>> begin DATA SEGMENT

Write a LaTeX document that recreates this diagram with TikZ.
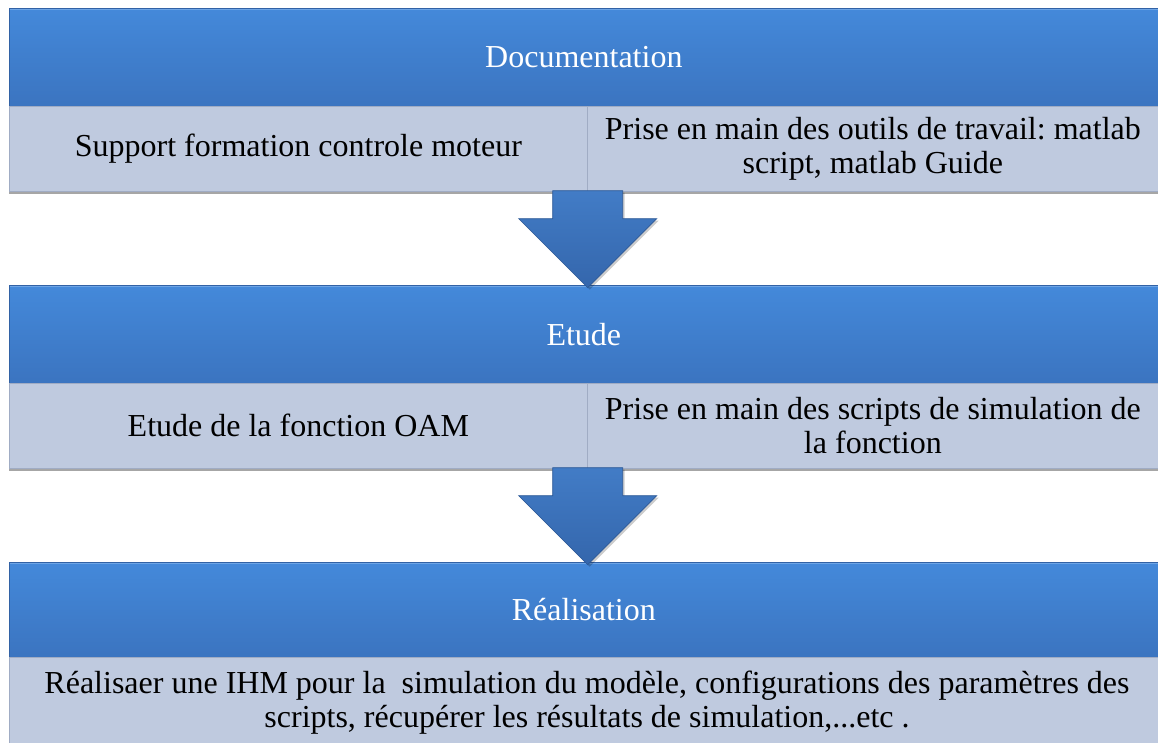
\documentclass[tikz,border=0pt]{standalone}
\usepackage{fontspec}
\setmainfont{Liberation Serif}
\usetikzlibrary{shadows,calc}
\frenchspacing
\definecolor{hdtop}{RGB}{68,137,218}
\definecolor{hdbot}{RGB}{59,116,192}
\definecolor{hdline}{RGB}{50,98,165}
\definecolor{hdlight}{RGB}{110,165,230}
\definecolor{cellfill}{RGB}{191,202,223}
\definecolor{cellline}{RGB}{160,172,196}
\definecolor{arrtop}{RGB}{66,124,198}
\definecolor{arrbot}{RGB}{52,102,172}
\definecolor{arrline}{RGB}{44,88,150}
\tikzset{
  txt/.style={font=\fontsize{32}{34}\selectfont},
  header/.style={txt, anchor=north west, inner sep=0pt, minimum width=1149pt,
    minimum height=#1, top color=hdtop, bottom color=hdbot, draw=hdline,
    line width=0.7pt, text=white},
  cell/.style={txt, anchor=north west, inner sep=0pt, fill=cellfill, draw=cellline,
    line width=0.7pt, align=center, text=black,
    drop shadow={shadow xshift=0pt, shadow yshift=-3pt, fill=black, opacity=0.35}},
  flow/.style={top color=arrtop, bottom color=arrbot, draw=arrline, line width=0.7pt,
    line join=miter,
    drop shadow={shadow xshift=2pt, shadow yshift=-2pt, fill=black, opacity=0.2}},
  bevel/.style={draw=hdlight, line width=1.2pt},
}
\begin{document}
\begin{tikzpicture}[x=1pt, y=-1pt]
\clip (0,0) rectangle (1158,742);
\fill[white] (0,0) rectangle (1158,742);

% stage 1
\node[header=98pt] (h1) at (9,8) {Documentation};
\node[cell, minimum width=578pt, minimum height=85pt] (c1l) at (9,106)
  {Support formation controle moteur};
\node[cell, minimum width=571pt, minimum height=85pt] (c1r) at (587,106)
  {Prise en main des outils de travail: matlab\\script, matlab Guide};

% stage 2
\node[header=98pt] (h2) at (9,285) {Etude};
\node[cell, minimum width=578pt, minimum height=85pt] (c2l) at (9,383)
  {Etude de la fonction OAM};
\node[cell, minimum width=571pt, minimum height=85pt] (c2r) at (587,383)
  {Prise en main des scripts de simulation de\\la fonction};

% stage 3
\node[header=95pt] (h3) at (9,562) {R\'ealisation};
\node[cell, minimum width=1149pt, minimum height=92pt] (c3) at (9,657) {};
\node[txt, align=center, anchor=center] (t3) at (587,703)
  {R\'ealisaer une IHM pour la\ \ simulation du mod\`ele, configurations des param\`etres des\\
   scripts, r\'ecup\'erer les r\'esultats de simulation,...etc .};

% light upper edge of each header
\foreach \h in {h1,h2,h3}
  \draw[bevel] ($(\h.north west)+(1,1.5)$) -- ($(\h.north east)+(-1,1.5)$);

% down arrows between stages
\foreach \c in {c1l, c2l} {
  \draw[flow] ($(\c.south east)+(-35,-1)$) -- ($(\c.south east)+(-35,27)$)
    -- ($(\c.south east)+(-69,27)$) -- ($(\c.south east)+(0,96)$)
    -- ($(\c.south east)+(69,27)$) -- ($(\c.south east)+(35,27)$)
    -- ($(\c.south east)+(35,-1)$) -- cycle;
}
\end{tikzpicture}
\end{document}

>> end DATA SEGMENT

WORK INSTRUCTIONS: Reproduce all of the data exactly, omitting each picture it holds.

EXERCISE ANSWER:
Write a LaTeX document that recreates this diagram with TikZ.
\documentclass[tikz,border=0pt]{standalone}
\usepackage{fontspec}
\setmainfont{Liberation Serif}
\usetikzlibrary{shadows,calc}
\frenchspacing
\definecolor{hdtop}{RGB}{68,137,218}
\definecolor{hdbot}{RGB}{59,116,192}
\definecolor{hdline}{RGB}{50,98,165}
\definecolor{hdlight}{RGB}{110,165,230}
\definecolor{cellfill}{RGB}{191,202,223}
\definecolor{cellline}{RGB}{160,172,196}
\definecolor{arrtop}{RGB}{66,124,198}
\definecolor{arrbot}{RGB}{52,102,172}
\definecolor{arrline}{RGB}{44,88,150}
\tikzset{
  txt/.style={font=\fontsize{32}{34}\selectfont},
  header/.style={txt, anchor=north west, inner sep=0pt, minimum width=1149pt,
    minimum height=#1, top color=hdtop, bottom color=hdbot, draw=hdline,
    line width=0.7pt, text=white},
  cell/.style={txt, anchor=north west, inner sep=0pt, fill=cellfill, draw=cellline,
    line width=0.7pt, align=center, text=black,
    drop shadow={shadow xshift=0pt, shadow yshift=-3pt, fill=black, opacity=0.35}},
  flow/.style={top color=arrtop, bottom color=arrbot, draw=arrline, line width=0.7pt,
    line join=miter,
    drop shadow={shadow xshift=2pt, shadow yshift=-2pt, fill=black, opacity=0.2}},
  bevel/.style={draw=hdlight, line width=1.2pt},
}
\begin{document}
\begin{tikzpicture}[x=1pt, y=-1pt]
\clip (0,0) rectangle (1158,742);
\fill[white] (0,0) rectangle (1158,742);

% stage 1
\node[header=98pt] (h1) at (9,8) {Documentation};
\node[cell, minimum width=578pt, minimum height=85pt] (c1l) at (9,106)
  {Support formation controle moteur};
\node[cell, minimum width=571pt, minimum height=85pt] (c1r) at (587,106)
  {Prise en main des outils de travail: matlab\\script, matlab Guide};

% stage 2
\node[header=98pt] (h2) at (9,285) {Etude};
\node[cell, minimum width=578pt, minimum height=85pt] (c2l) at (9,383)
  {Etude de la fonction OAM};
\node[cell, minimum width=571pt, minimum height=85pt] (c2r) at (587,383)
  {Prise en main des scripts de simulation de\\la fonction};

% stage 3
\node[header=95pt] (h3) at (9,562) {R\'ealisation};
\node[cell, minimum width=1149pt, minimum height=92pt] (c3) at (9,657) {};
\node[txt, align=center, anchor=center] (t3) at (587,703)
  {R\'ealisaer une IHM pour la\ \ simulation du mod\`ele, configurations des param\`etres des\\
   scripts, r\'ecup\'erer les r\'esultats de simulation,...etc .};

% light upper edge of each header
\foreach \h in {h1,h2,h3}
  \draw[bevel] ($(\h.north west)+(1,1.5)$) -- ($(\h.north east)+(-1,1.5)$);

% down arrows between stages
\foreach \c in {c1l, c2l} {
  \draw[flow] ($(\c.south east)+(-35,-1)$) -- ($(\c.south east)+(-35,27)$)
    -- ($(\c.south east)+(-69,27)$) -- ($(\c.south east)+(0,96)$)
    -- ($(\c.south east)+(69,27)$) -- ($(\c.south east)+(35,27)$)
    -- ($(\c.south east)+(35,-1)$) -- cycle;
}
\end{tikzpicture}
\end{document}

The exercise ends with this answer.